Сорок лет спустя Старшинов изложил подробности этой командировки в полном мягкого юмора очерке «Вперед, к Есенину!..». А вот писать повесть о нем так и не взялся. Катаев тогда «обиделся и даже рассердился». И, может быть, был прав.

ПРИШЛИ МНЕ РУТУ

Отправлюсь скоро

Я в путь нелегкий.

Пришли мне руту,

Мой друг далекий.

И я уйду, навсегда влюбленный,

С твоею рутой, травой зеленой.

Н. Старшинов

«В 1959 году в Литве проходили вечера русской советской поэзии. Туда приехали кроме М. Светлова, В. Тушнова, Б. Слуцкий, Р. Рождественский, В. Захарченко, Д. Блынский и я.

Помню, шел я ночью по коридору каунасской гостиницы. Настроение мое было хуже не придумаешь. Не ладились у меня семейные дела…

Тут я и встретил Светлова. Он сразу определил мое состояние и сказал мне как-то совсем по-отечески:

— Я вижу, старик, тебе одиноко. Мне — тоже. Пошли ко мне в номер. У меня есть бутылка коньяка и лимон. Вот мы и скоротаем вдвоем ночь, может, нам и поуютнее будет на свете. Вместе всегда легче.

И действительно, мы просидели в его номере всю ночь. Переговорили обо всем на свете. Как бы между прочим он несколько раз повторил мне:

— Да ведь и мои семейные дела, Коля, тоже не очень складно сложились. Но я махнул рукой — ничего не поделаешь… Будем жить так…»

«Жить так» Старшинову, слава Богу, оставалось уже недолго. Из Каунаса делегация московских поэтов отправилась в столицу Литвы Вильнюс, где он встретил свою будущую жену Эмму, ставшую впоследствии Эммой Антоновной, хотя отца ее звали отнюдь не Антоном, а Антанасом.

Был он в свое время довольно зажиточным крестьянином, имея во владении четыре гектара земли. После Второй мировой войны, когда в Литву надолго пришла советская власть, он, как до этого и российские крестьяне, оказался перед выбором: колхоз или Сибирь. Будучи человеком разумным, он выбрал первое и даже возглавил вновь образованный сельский совет.

Часть его односельчан, однако, не пожелав выбирать между колхозом и Сибирью, ушла в лес, став, как тогда говорили, на путь вооруженной борьбы с советской властью, хотя это было делом обреченным: советская власть, опиравшаяся на армию, только что перемоловшую германскую военную машину, была крепка как никогда. Тем не менее борьба эта растянулась на несколько лет (вспомним замечательный фильм на эту тему Витаутаса Жалакявичюса «Никто не хотел умирать»).

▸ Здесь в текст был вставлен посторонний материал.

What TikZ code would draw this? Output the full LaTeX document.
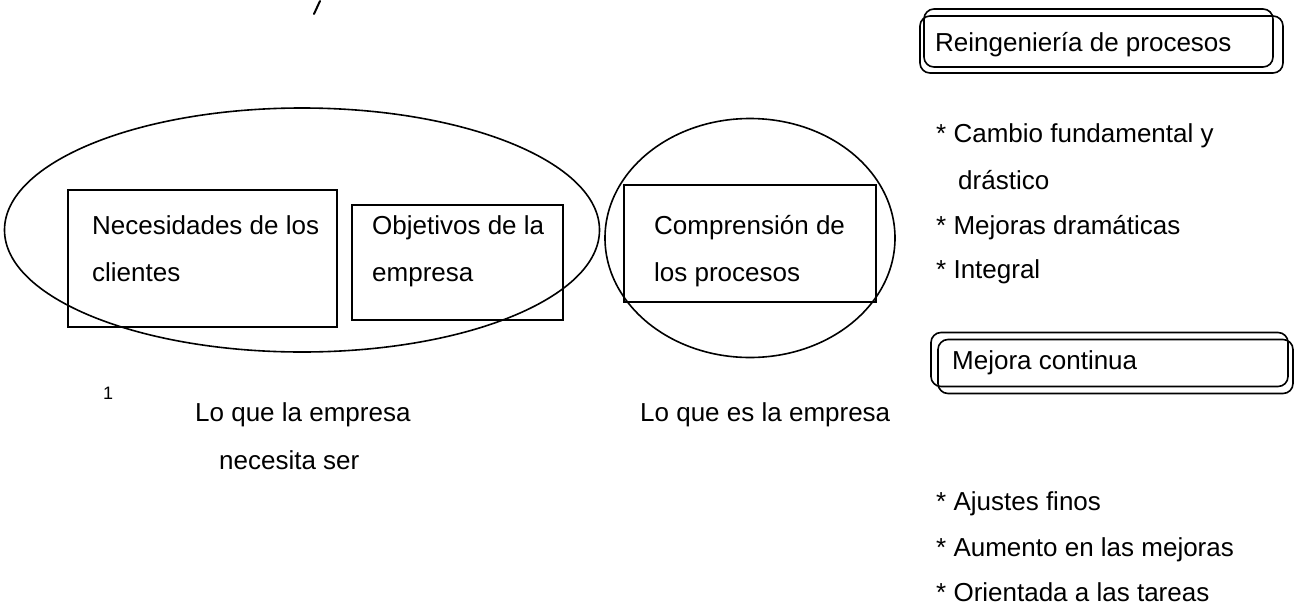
\documentclass[tikz,border=0pt]{standalone}
\usepackage{fontspec}
\setmainfont{Liberation Sans}
\usetikzlibrary{shapes.geometric}
\begin{document}
\begin{tikzpicture}[x=1pt,y=-1pt,
  lw/.style={line width=1.6pt},
  sqbox/.style={draw,lw,rectangle,inner sep=0pt},
  oval/.style={draw,lw,ellipse,inner sep=0pt},
  rbox/.style={draw,lw,rectangle,rounded corners=10pt,inner sep=0pt},
  txt/.style={anchor=base west,inner sep=0pt,font=\fontsize{26}{31}\selectfont},
  small/.style={anchor=base west,inner sep=0pt,font=\fontsize{18}{21}\selectfont}]
\useasboundingbox (0,0) rectangle (1294,611);
% stray mark
\draw[line width=2pt,line cap=round] (320,1) -- (314,14);
% left ellipse with two boxes
\node[oval,minimum width=595,minimum height=244] (ell) at (302,230) {};
\node[sqbox,minimum width=269,minimum height=137] (nec) at (202.5,258.5) {};
\node[sqbox,minimum width=211,minimum height=115] (obj) at (457.5,262.5) {};
\node[txt] (nec1) at (92,234) {Necesidades de los};
\node[txt] (nec2) at (92,281) {clientes};
\node[txt] (obj1) at (372,234) {Objetivos de la};
\node[txt] (obj2) at (372,281) {empresa};
% circle
\node[oval,minimum width=290,minimum height=239] (cir) at (750,238) {};
\node[sqbox,minimum width=252,minimum height=117] (com) at (750,243.5) {};
\node[txt] (com1) at (654,234) {Comprensión de};
\node[txt] (com2) at (654,281) {los procesos};
% captions
\node[small] (one) at (103,399) {1};
\node[txt] (cap1) at (195,421) {Lo que la empresa};
\node[txt] (cap2) at (219,469) {necesita ser};
\node[txt] (cap3) at (640,421) {Lo que es la empresa};
% right column
\node[rbox,minimum width=349,minimum height=58] (reA) at (1098.5,38) {};
\node[rbox,minimum width=363,minimum height=57] (reB) at (1101.5,44.5) {};
\node[txt] (re) at (935,51) {Reingeniería de procesos};
\node[txt] (b1) at (936,142) {* Cambio fundamental y};
\node[txt] (b1b) at (958,189) {drástico};
\node[txt] (b2) at (936,234) {* Mejoras dramáticas};
\node[txt] (b3) at (936,278) {* Integral};
\node[rbox,minimum width=357,minimum height=54] (meA) at (1109.5,359.5) {};
\node[rbox,minimum width=355,minimum height=54] (meB) at (1115.5,366.5) {};
\node[txt] (me) at (952,369) {Mejora continua};
\node[txt] (c1) at (936,510) {* Ajustes finos};
\node[txt] (c2) at (936,556) {* Aumento en las mejoras};
\node[txt] (c3) at (936,601) {* Orientada a las tareas};
\end{tikzpicture}
\end{document}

Есть и спать «лесные братья» (так называли себя ушедшие в лес) часто расходились по домам, где их порой отлавливали соответствующие органы. Во время одной из таких облав были схвачены несколько односельчан Антанаса, после чего уцелевшие бандиты (так «лесных братьев» называли официально) пообещали убить его как пособника нового режима.

Вовремя предупрежденный об этом соседями, он успел бежать из родной деревни в Вильнюс, где «лесные братья» не могли до него добраться. Ему удалось устроиться на работу в Вильнюсский университет по хозяйственной части, получить жилье, и скоро к нему присоединилось его семейство — жена и две дочери. Так крестьянская девочка Эмма стала столичной жительницей, коей остается по сей день, сменив, правда, столицу Литвы на столицу России.